L’une des dimensions sur lesquelles le président Ouattara s’est appuyé dans sa stratégie efficace de lutte contre le terrorisme est la dimension de la « tolérance religieuse ». En tant que musulman marié à une catholique, Ouattara se présentait comme un modèle fiable de tolérance religieuse et de coexistence pacifique, indépendamment des différences religieuses ou ethniques, d’autant plus que les musulmans sont principalement basés dans la région du nord, considérée comme l’un des catalyseurs de l’expansion des groupes armés extrémistes dans la région nord du pays, c’est pourquoi le président Ouattara s’est efforcé de barrer la route à ces groupes en faisant respecter le principe de tolérance religieuse et de coexistence pacifique, et donner la priorité au langage du dialogue pour renforcer la diversité religieuse dans le pays.

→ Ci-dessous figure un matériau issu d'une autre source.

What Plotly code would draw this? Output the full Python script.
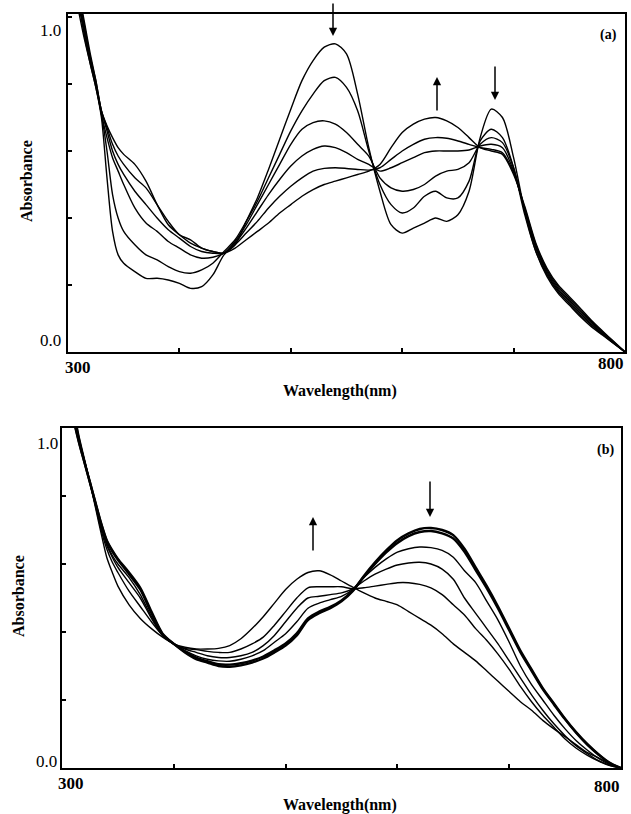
import plotly.graph_objects as go

# ---------------- data ----------------
WL = [300, 305, 310, 315, 320, 325, 330, 335, 340, 345, 350,
      360, 370, 380, 390, 400, 410, 420, 430, 440, 450,
      460, 470, 480, 490, 500, 510, 520, 530, 540, 550,
      560, 570, 580, 590, 600, 610, 620, 630, 640, 650,
      660, 670, 680, 690, 700, 710, 720, 730, 740, 750,
      760, 770, 780, 790, 800]

# Panel (a)
A1 = [1.20, 1.10, 1.01, 0.93, 0.86, 0.79, 0.70, 0.52, 0.36, 0.29, 0.265,
      0.24, 0.22, 0.22, 0.215, 0.205, 0.19, 0.195, 0.23, 0.29, 0.32,
      0.39, 0.46, 0.545, 0.635, 0.725, 0.81, 0.87, 0.91, 0.92, 0.89,
      0.77, 0.61, 0.48, 0.38, 0.355, 0.37, 0.385, 0.40, 0.39, 0.41,
      0.48, 0.64, 0.725, 0.70, 0.58, 0.42, 0.30, 0.225, 0.175, 0.14,
      0.105, 0.075, 0.05, 0.025, 0.0]
A2 = [1.22, 1.12, 1.03, 0.94, 0.86, 0.79, 0.71, 0.60, 0.47, 0.40, 0.36,
      0.32, 0.29, 0.275, 0.255, 0.24, 0.235, 0.245, 0.265, 0.30, 0.335,
      0.39, 0.45, 0.52, 0.59, 0.66, 0.72, 0.77, 0.81, 0.82, 0.79,
      0.72, 0.60, 0.50, 0.44, 0.415, 0.43, 0.465, 0.48, 0.46, 0.46,
      0.51, 0.63, 0.665, 0.64, 0.55, 0.41, 0.30, 0.23, 0.18, 0.145,
      0.11, 0.08, 0.052, 0.026, 0.0]
A3 = [1.24, 1.13, 1.04, 0.95, 0.87, 0.80, 0.71, 0.64, 0.58, 0.54, 0.50,
      0.43, 0.385, 0.36, 0.33, 0.31, 0.29, 0.28, 0.283, 0.295, 0.33,
      0.38, 0.44, 0.50, 0.56, 0.62, 0.665, 0.685, 0.69, 0.68, 0.655,
      0.62, 0.585, 0.52, 0.49, 0.48, 0.485, 0.50, 0.525, 0.54, 0.545,
      0.565, 0.62, 0.64, 0.625, 0.55, 0.42, 0.31, 0.235, 0.185, 0.15,
      0.115, 0.083, 0.054, 0.027, 0.0]
A4 = [1.26, 1.14, 1.05, 0.96, 0.88, 0.80, 0.72, 0.66, 0.60, 0.56, 0.53,
      0.48, 0.44, 0.40, 0.365, 0.34, 0.315, 0.30, 0.295, 0.295, 0.325,
      0.37, 0.42, 0.47, 0.515, 0.555, 0.585, 0.605, 0.615, 0.61, 0.595,
      0.575, 0.56, 0.54, 0.55, 0.565, 0.58, 0.595, 0.60, 0.60, 0.60,
      0.603, 0.615, 0.62, 0.61, 0.54, 0.425, 0.315, 0.24, 0.19, 0.155,
      0.12, 0.087, 0.057, 0.028, 0.0]
A5 = [1.28, 1.15, 1.06, 0.97, 0.88, 0.81, 0.72, 0.67, 0.62, 0.585, 0.56,
      0.52, 0.49, 0.44, 0.39, 0.35, 0.335, 0.31, 0.30, 0.295, 0.32,
      0.355, 0.39, 0.43, 0.465, 0.495, 0.52, 0.54, 0.548, 0.55, 0.548,
      0.545, 0.543, 0.55, 0.575, 0.60, 0.62, 0.635, 0.64, 0.638, 0.63,
      0.62, 0.61, 0.605, 0.595, 0.535, 0.43, 0.32, 0.245, 0.195, 0.16,
      0.125, 0.09, 0.06, 0.03, 0.0]
A6 = [1.30, 1.17, 1.07, 0.98, 0.89, 0.81, 0.72, 0.675, 0.64, 0.61, 0.59,
      0.56, 0.51, 0.44, 0.38, 0.35, 0.325, 0.31, 0.30, 0.295, 0.31,
      0.335, 0.36, 0.385, 0.415, 0.44, 0.465, 0.485, 0.50, 0.51, 0.52,
      0.53, 0.54, 0.56, 0.61, 0.655, 0.68, 0.695, 0.70, 0.69, 0.67,
      0.64, 0.61, 0.60, 0.59, 0.53, 0.435, 0.325, 0.25, 0.20, 0.165,
      0.13, 0.094, 0.062, 0.031, 0.0]

# Panel (b)
B1 = [1.25, 1.12, 1.03, 0.96, 0.90, 0.84, 0.78, 0.72, 0.67, 0.64, 0.615,
      0.575, 0.53, 0.46, 0.395, 0.365, 0.34, 0.32, 0.31, 0.30, 0.298,
      0.302, 0.31, 0.322, 0.34, 0.36, 0.39, 0.435, 0.455, 0.47, 0.49,
      0.52, 0.565, 0.605, 0.64, 0.67, 0.69, 0.703, 0.706, 0.70, 0.685,
      0.645, 0.59, 0.535, 0.475, 0.41, 0.345, 0.29, 0.235, 0.19, 0.145,
      0.105, 0.07, 0.04, 0.015, 0.0]
B2 = [1.26, 1.13, 1.035, 0.962, 0.90, 0.84, 0.778, 0.718, 0.668, 0.637, 0.612,
      0.57, 0.525, 0.455, 0.393, 0.365, 0.342, 0.325, 0.314, 0.305, 0.304,
      0.308, 0.316, 0.328, 0.346, 0.366, 0.396, 0.44, 0.46, 0.474, 0.493,
      0.522, 0.562, 0.6, 0.634, 0.662, 0.682, 0.694, 0.697, 0.69, 0.675,
      0.636, 0.582, 0.528, 0.469, 0.405, 0.341, 0.286, 0.232, 0.187, 0.143,
      0.103, 0.068, 0.039, 0.014, 0.0]
B3 = [1.27, 1.14, 1.04, 0.965, 0.90, 0.84, 0.78, 0.715, 0.66, 0.625, 0.60,
      0.56, 0.51, 0.445, 0.39, 0.365, 0.345, 0.33, 0.32, 0.315, 0.314,
      0.32, 0.33, 0.345, 0.37, 0.395, 0.43, 0.47, 0.485, 0.495, 0.505,
      0.525, 0.56, 0.59, 0.615, 0.635, 0.645, 0.65, 0.648, 0.64, 0.62,
      0.58, 0.545, 0.49, 0.435, 0.37, 0.30, 0.245, 0.20, 0.155, 0.115,
      0.08, 0.052, 0.028, 0.01, 0.0]
B4 = [1.28, 1.15, 1.05, 0.97, 0.905, 0.84, 0.775, 0.71, 0.655, 0.62, 0.59,
      0.545, 0.50, 0.44, 0.39, 0.365, 0.35, 0.34, 0.33, 0.325, 0.325,
      0.33, 0.34, 0.36, 0.39, 0.43, 0.47, 0.50, 0.505, 0.51, 0.515,
      0.527, 0.55, 0.57, 0.585, 0.597, 0.603, 0.605, 0.60, 0.585, 0.555,
      0.50, 0.455, 0.41, 0.365, 0.315, 0.265, 0.215, 0.17, 0.13, 0.095,
      0.065, 0.042, 0.022, 0.008, 0.0]
B5 = [1.29, 1.16, 1.06, 0.975, 0.905, 0.84, 0.77, 0.70, 0.645, 0.605, 0.575,
      0.52, 0.475, 0.43, 0.39, 0.365, 0.352, 0.348, 0.343, 0.34, 0.34,
      0.35, 0.365, 0.385, 0.42, 0.46, 0.50, 0.53, 0.533, 0.533, 0.533,
      0.527, 0.53, 0.535, 0.54, 0.545, 0.545, 0.54, 0.53, 0.51, 0.48,
      0.45, 0.41, 0.375, 0.335, 0.29, 0.24, 0.195, 0.155, 0.12, 0.085,
      0.058, 0.037, 0.02, 0.007, 0.0]
B6 = [1.30, 1.17, 1.07, 0.98, 0.91, 0.84, 0.765, 0.69, 0.62, 0.575, 0.535,
      0.48, 0.44, 0.41, 0.385, 0.365, 0.355, 0.35, 0.35, 0.352, 0.36,
      0.38, 0.41, 0.445, 0.485, 0.525, 0.555, 0.575, 0.58, 0.568, 0.55,
      0.532, 0.515, 0.50, 0.49, 0.48, 0.46, 0.44, 0.42, 0.395, 0.365,
      0.34, 0.315, 0.285, 0.255, 0.225, 0.195, 0.17, 0.14, 0.115, 0.092,
      0.068, 0.045, 0.03, 0.013, 0.0]

SERIES_A = [A1, A2, A3, A4, A5, A6]
SERIES_B = [B1, B2, B3, B4, B5, B6]

X_TICKS = [300, 400, 500, 600, 700, 800]
Y_TICKS = [0.0, 0.2, 0.4, 0.6, 0.8, 1.0]
X_TICK_LABELS = ["300", "800"]
Y_TICK_LABELS = ["0.0", "1.0"]
X_TITLE = "Wavelength(nm)"
Y_TITLE = "Absorbance"
PANEL_LABELS = ["(a)", "(b)"]

# ---------------- figure ----------------
W, H = 631, 814
FONT = "Liberation Serif"


def px(x):
    return x / W


def py(y):
    return 1 - y / H


fig = go.Figure()

for i, s in enumerate(SERIES_A):
    fig.add_trace(go.Scatter(x=WL, y=s, mode="lines", xaxis="x", yaxis="y",
                             line=dict(color="black", width=1.4, shape="spline", smoothing=0.8),
                             showlegend=False, hoverinfo="skip"))
for i, s in enumerate(SERIES_B):
    fig.add_trace(go.Scatter(x=WL, y=s, mode="lines", xaxis="x2", yaxis="y2",
                             line=dict(color="black", width=2.4 if i < 2 else 1.4,
                                       shape="spline", smoothing=0.8),
                             showlegend=False, hoverinfo="skip"))

axis_common = dict(showgrid=False, zeroline=False, showline=True, linecolor="black",
                   linewidth=1.5, mirror=True, ticks="inside", ticklen=4, tickwidth=1.5,
                   tickcolor="black", showticklabels=False)

fig.update_layout(
    width=W, height=H, margin=dict(l=0, r=0, t=0, b=0),
    paper_bgcolor="white", plot_bgcolor="white",
    font=dict(family=FONT, color="black"),
    xaxis=dict(domain=[px(68), px(625)], range=[300, 800], tickvals=X_TICKS,
               anchor="y", **axis_common),
    yaxis=dict(domain=[py(352), py(14)], range=[0, 1.009], tickvals=Y_TICKS,
               anchor="x", **axis_common),
    xaxis2=dict(domain=[px(62), px(621)], range=[300, 800], tickvals=X_TICKS,
                anchor="y2", **axis_common),
    yaxis2=dict(domain=[py(768), py(428)], range=[0, 1.0], tickvals=Y_TICKS,
                anchor="x2", **axis_common),
)

ann = []


def text(t, x, y, size, bold=False, xanchor="center", angle=0):
    ann.append(dict(text=f"<b>{t}</b>" if bold else t, x=px(x), y=py(y),
                    xref="paper", yref="paper", showarrow=False,
                    xanchor=xanchor, yanchor="middle", textangle=angle,
                    font=dict(family=FONT, size=size, color="black")))


def arrow(x, y_tip, y_tail):
    ann.append(dict(x=px(x), y=py(y_tip), xref="paper", yref="paper",
                    ax=0, ay=y_tail - y_tip, axref="pixel", ayref="pixel",
                    showarrow=True, arrowhead=2, arrowsize=1.1, arrowwidth=1.5,
                    arrowcolor="black", text=""))


# panel (a)
text(Y_TICK_LABELS[1], 63, 31, 17, xanchor="right")
text(Y_TICK_LABELS[0], 63, 341, 17, xanchor="right")
text(X_TICK_LABELS[0], 78, 368, 17, bold=True)
text(X_TICK_LABELS[1], 611, 363, 17, bold=True)
text(X_TITLE, 340, 391, 16, bold=True)
text(Y_TITLE, 27, 181, 16, bold=True, angle=-90)
text(PANEL_LABELS[0], 608, 35, 14, bold=True)
arrow(333, 36, 2)
arrow(437, 77, 112)
arrow(495, 100, 65)

# panel (b)
text(Y_TICK_LABELS[1], 60, 443, 17, xanchor="right")
text(Y_TICK_LABELS[0], 59, 761, 17, xanchor="right")
text(X_TICK_LABELS[0], 71, 783, 17, bold=True)
text(X_TICK_LABELS[1], 607, 786, 17, bold=True)
text(X_TITLE, 340, 805, 16, bold=True)
text(Y_TITLE, 18, 596, 16, bold=True, angle=-90)
text(PANEL_LABELS[1], 605, 450, 14, bold=True)
arrow(313, 517, 552)
arrow(430, 517, 480)

fig.update_layout(annotations=ann)

fig.write_html("out.html", config={"displayModeBar": False},
               post_script="document.body.style.margin='0';document.body.style.overflow='hidden';")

D-La stabilité interne assurée par le gouvernement d’Alassane Ouattara après son arrivée au pouvoir en 2011

Suite au conflit dont le pays a été témoin au cours de la période 2002-2011, le gouvernement ivoirien, sous l’ère du président ivoirien Alassane Ouattara, a pu imposer un état de stabilité parallèlement à la réalisation du développement, en construisant une infrastructure économique moderne à travers le pays, qui lui a permis de restaurer le pouvoir de l’État dans les zones où il avait décliné, y compris la région du nord, qui offraient toutes un environnement largement fortifié à différents niveaux.

Ouattara a travaillé à la mise en œuvre de l’accord de paix conclu en 2007, qui stipulait la démobilisation d’environ 6.000 rebelles et l’intégration de milliers d’anciens rebelles dans les forces armées, après avoir reçu une formation professionnelle, y compris des chefs rebelles qui dirigeaient leurs propres milices dans le nord, et ont pu les maintenir sous l’égide de l’armée.

Cela a abouti à la construction d’une armée largement cohésive avec le soutien des partenaires étrangers d’Abidjan tels que la France, la Chine et le Maroc.

En outre, l’élite politique a su préserver des liens ethniques et familiaux étroits qui lient l’élite politique d’Abidjan au nord de la Côte d’Ivoire.